According to Macari, higher sales in furniture, safety, play and monitor products contributed to the increased revenue, as did a 19 percent increase in international sales, driven by growth in Canada and the United Kingdom.
Macari went on to attribute the company’s “lower gross margins” to higher than normal close-out sales, increases in freight costs and a higher mix of “low-margin products.”
“During the third and fourth quarter, we took action to reduce program costs and other selling expenses. We have an ongoing effort to analyze the effectiveness of these programs and their contribution to our bottom line,” said Macari. “With a more strategic approach to customer partnering, we expect to realize meaningful reductions in selling expenses beginning in the first quarter of 2013.”
In the company release, Macari said that Summer Infant expected 2013 to represent an “inflection point” that returned the company to “improved levels of profitability.”

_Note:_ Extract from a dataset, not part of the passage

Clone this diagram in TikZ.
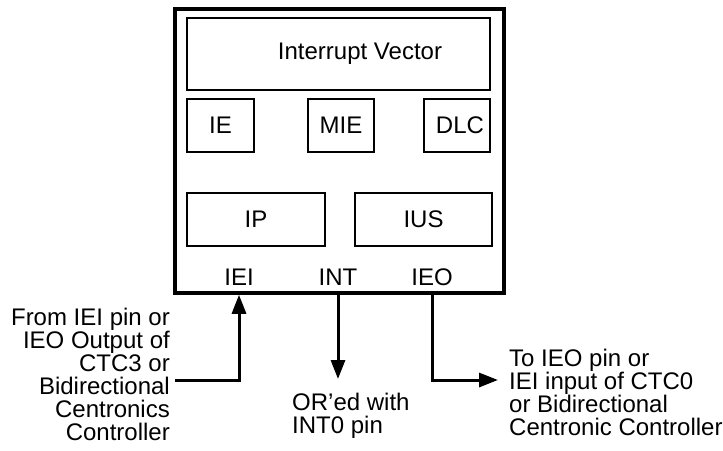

“Although sales may be reduced in 2013 over 2012 due to a product line analysis and rationalization program currently underway, we expect our plan to result in improved operational focus and profitability,” said Macari, adding that the successful refinancing of the company’s debt on Feb. 28 would result in lowering borrowing costs and have an overall positive effect on the company’s bottom line.
The company took the impairment charge of $70.2 million in the third quarter after a decline in market capitalization triggered an interim impairment analysis of goodwill, intangible and long-lived assets.
Based on a valuation study conducted after the triggering event, Summer Infant recognized an estimated goodwill write-off of $61.9 million during the quarter as well as a charge based in impaired intangible assets of $8.3 million.